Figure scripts
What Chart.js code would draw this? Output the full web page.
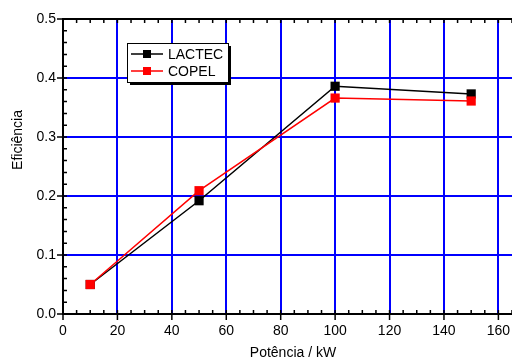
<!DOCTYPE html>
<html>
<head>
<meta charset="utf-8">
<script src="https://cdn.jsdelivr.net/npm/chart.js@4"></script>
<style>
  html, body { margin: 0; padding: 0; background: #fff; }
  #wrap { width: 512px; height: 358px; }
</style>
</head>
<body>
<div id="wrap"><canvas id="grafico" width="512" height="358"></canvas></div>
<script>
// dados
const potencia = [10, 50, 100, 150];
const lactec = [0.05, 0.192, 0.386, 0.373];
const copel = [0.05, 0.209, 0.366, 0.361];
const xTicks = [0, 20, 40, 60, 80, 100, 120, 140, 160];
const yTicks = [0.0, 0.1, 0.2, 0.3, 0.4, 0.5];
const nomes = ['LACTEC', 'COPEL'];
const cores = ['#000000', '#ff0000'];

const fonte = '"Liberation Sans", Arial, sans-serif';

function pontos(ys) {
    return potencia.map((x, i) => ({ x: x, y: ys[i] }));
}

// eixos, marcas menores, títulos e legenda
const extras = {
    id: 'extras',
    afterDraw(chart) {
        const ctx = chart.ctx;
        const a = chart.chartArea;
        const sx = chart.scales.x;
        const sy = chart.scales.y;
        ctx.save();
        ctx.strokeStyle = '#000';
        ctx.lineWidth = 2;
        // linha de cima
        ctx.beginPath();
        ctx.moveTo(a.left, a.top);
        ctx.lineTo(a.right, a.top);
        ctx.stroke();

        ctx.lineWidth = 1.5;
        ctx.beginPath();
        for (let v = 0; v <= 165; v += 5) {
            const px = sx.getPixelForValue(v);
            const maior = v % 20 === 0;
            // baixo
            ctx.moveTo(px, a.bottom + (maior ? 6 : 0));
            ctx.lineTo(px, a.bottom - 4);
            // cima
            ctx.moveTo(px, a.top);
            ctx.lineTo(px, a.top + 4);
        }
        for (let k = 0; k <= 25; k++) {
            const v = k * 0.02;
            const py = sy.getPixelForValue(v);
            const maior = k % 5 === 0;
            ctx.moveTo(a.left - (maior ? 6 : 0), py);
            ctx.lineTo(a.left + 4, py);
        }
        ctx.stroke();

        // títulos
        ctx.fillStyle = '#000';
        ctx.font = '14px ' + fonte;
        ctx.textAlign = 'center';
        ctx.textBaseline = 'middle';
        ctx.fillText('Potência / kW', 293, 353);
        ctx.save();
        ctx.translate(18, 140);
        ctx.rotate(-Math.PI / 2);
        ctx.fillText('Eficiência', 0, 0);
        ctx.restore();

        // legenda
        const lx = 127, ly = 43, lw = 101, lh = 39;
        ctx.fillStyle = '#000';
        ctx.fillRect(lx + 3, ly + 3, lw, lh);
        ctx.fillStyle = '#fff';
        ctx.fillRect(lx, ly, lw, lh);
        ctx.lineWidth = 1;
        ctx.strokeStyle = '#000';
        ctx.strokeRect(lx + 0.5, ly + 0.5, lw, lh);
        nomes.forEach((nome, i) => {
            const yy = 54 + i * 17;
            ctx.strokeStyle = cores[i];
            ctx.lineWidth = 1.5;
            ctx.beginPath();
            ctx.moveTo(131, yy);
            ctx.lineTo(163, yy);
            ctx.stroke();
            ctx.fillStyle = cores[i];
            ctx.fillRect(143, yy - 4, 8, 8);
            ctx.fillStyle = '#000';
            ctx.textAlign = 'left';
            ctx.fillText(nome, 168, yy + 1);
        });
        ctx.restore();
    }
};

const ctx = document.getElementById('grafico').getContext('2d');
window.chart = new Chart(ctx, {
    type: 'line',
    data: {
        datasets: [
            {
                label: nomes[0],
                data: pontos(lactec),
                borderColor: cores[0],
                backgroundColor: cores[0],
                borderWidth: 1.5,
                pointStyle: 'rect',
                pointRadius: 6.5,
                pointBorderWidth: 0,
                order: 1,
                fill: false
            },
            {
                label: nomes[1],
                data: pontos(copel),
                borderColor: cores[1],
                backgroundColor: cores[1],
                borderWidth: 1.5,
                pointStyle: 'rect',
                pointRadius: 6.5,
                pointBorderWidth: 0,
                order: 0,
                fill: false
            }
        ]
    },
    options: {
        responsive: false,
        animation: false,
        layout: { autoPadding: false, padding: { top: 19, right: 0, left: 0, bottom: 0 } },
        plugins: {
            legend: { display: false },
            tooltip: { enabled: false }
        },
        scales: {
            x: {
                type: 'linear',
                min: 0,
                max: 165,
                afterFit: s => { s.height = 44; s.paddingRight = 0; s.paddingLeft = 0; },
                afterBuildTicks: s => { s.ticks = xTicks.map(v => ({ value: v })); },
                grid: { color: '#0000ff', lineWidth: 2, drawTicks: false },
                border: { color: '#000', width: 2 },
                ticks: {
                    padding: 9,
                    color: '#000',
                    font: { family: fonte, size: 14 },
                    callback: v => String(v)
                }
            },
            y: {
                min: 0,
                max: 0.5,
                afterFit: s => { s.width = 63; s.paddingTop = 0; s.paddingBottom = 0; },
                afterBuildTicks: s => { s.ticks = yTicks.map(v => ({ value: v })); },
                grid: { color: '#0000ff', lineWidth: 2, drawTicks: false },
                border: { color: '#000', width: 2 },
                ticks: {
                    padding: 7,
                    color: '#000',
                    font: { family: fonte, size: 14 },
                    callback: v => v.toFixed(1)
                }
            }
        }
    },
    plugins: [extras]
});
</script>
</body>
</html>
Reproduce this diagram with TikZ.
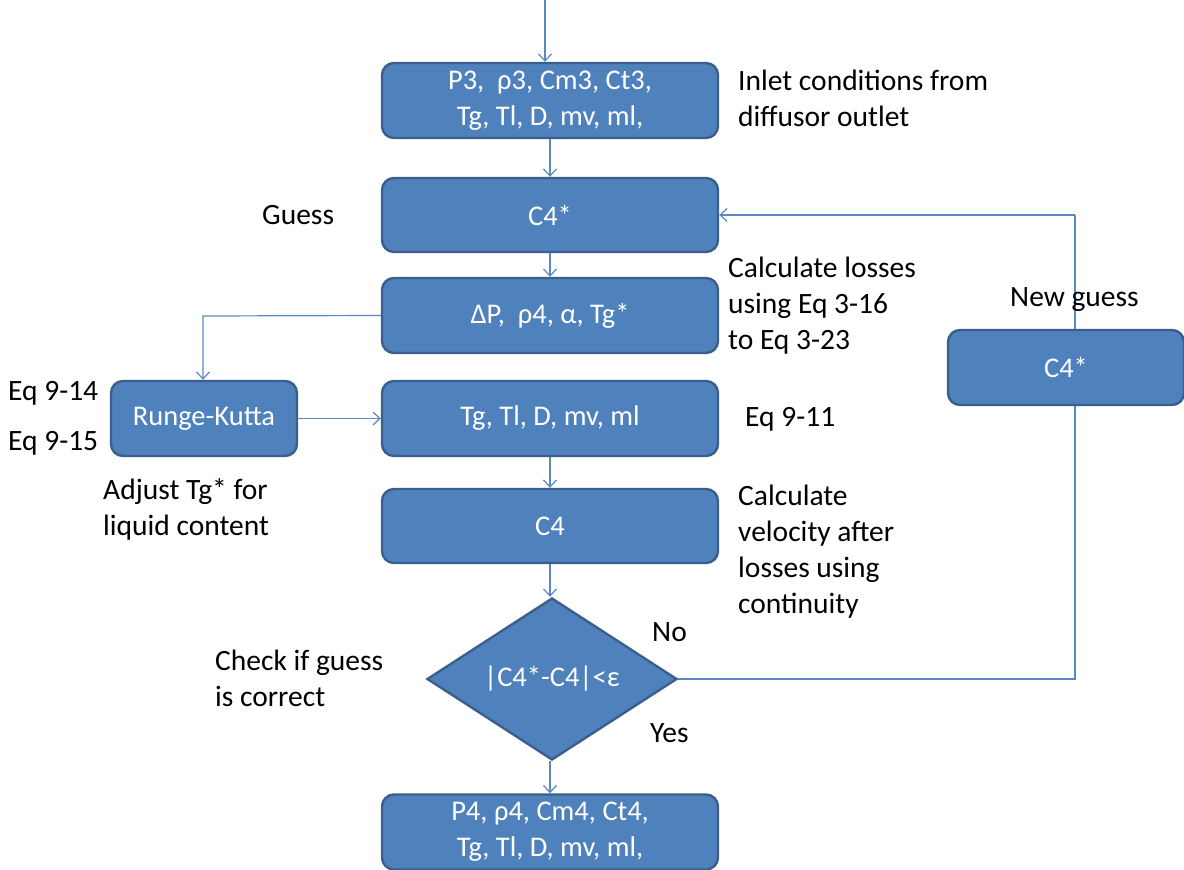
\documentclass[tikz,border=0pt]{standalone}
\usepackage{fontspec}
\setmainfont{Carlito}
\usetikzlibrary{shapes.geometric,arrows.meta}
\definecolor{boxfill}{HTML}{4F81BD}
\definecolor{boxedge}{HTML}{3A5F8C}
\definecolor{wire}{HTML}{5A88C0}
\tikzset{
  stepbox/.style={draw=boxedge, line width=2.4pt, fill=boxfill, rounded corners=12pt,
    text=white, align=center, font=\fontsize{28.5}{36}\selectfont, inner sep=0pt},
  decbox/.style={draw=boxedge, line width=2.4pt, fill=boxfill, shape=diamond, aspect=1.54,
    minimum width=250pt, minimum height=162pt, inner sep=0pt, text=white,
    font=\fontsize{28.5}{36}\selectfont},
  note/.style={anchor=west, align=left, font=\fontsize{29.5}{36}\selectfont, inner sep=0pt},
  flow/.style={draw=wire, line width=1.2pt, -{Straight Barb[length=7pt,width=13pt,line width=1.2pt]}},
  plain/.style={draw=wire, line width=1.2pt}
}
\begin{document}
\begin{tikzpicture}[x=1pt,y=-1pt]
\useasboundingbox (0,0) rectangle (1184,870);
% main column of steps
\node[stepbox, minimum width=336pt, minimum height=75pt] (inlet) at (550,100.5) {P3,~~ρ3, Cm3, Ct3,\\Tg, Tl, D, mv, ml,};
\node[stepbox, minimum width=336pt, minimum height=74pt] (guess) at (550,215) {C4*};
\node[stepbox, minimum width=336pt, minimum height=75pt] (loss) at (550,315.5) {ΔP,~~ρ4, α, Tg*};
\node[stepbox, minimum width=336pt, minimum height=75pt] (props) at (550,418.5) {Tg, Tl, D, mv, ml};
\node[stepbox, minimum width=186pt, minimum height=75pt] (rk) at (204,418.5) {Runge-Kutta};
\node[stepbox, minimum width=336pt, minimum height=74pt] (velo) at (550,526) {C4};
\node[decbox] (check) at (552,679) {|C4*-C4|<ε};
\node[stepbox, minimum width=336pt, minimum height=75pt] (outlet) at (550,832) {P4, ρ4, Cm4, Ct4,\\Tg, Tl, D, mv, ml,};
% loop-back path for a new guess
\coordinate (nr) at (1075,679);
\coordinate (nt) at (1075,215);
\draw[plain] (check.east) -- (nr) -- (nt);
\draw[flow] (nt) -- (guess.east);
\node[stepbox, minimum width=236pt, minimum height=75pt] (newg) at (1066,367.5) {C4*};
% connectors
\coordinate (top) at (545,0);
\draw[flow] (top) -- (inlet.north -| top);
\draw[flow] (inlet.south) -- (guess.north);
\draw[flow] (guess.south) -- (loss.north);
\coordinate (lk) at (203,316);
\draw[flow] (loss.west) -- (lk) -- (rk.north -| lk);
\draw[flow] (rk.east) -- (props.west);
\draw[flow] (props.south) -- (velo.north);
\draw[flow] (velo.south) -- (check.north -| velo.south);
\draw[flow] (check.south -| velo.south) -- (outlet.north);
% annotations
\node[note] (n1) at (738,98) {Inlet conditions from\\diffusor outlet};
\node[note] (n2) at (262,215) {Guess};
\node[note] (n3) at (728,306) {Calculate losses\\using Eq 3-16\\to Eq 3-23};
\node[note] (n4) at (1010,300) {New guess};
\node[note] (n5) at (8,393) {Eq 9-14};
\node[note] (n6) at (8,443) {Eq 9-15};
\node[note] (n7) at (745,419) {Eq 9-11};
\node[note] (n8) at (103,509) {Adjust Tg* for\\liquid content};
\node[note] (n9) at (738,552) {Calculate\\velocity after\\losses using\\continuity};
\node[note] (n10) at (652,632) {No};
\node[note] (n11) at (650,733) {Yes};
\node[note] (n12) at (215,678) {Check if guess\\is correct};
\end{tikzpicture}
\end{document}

**DESCRIPTION OF THE TASK**. Out of the records, collect only those lines that contain the string "this".

**TASK ANSWER**.
What Chart.js code would draw this? Output the full web page.
Reproduce this diagram with TikZ.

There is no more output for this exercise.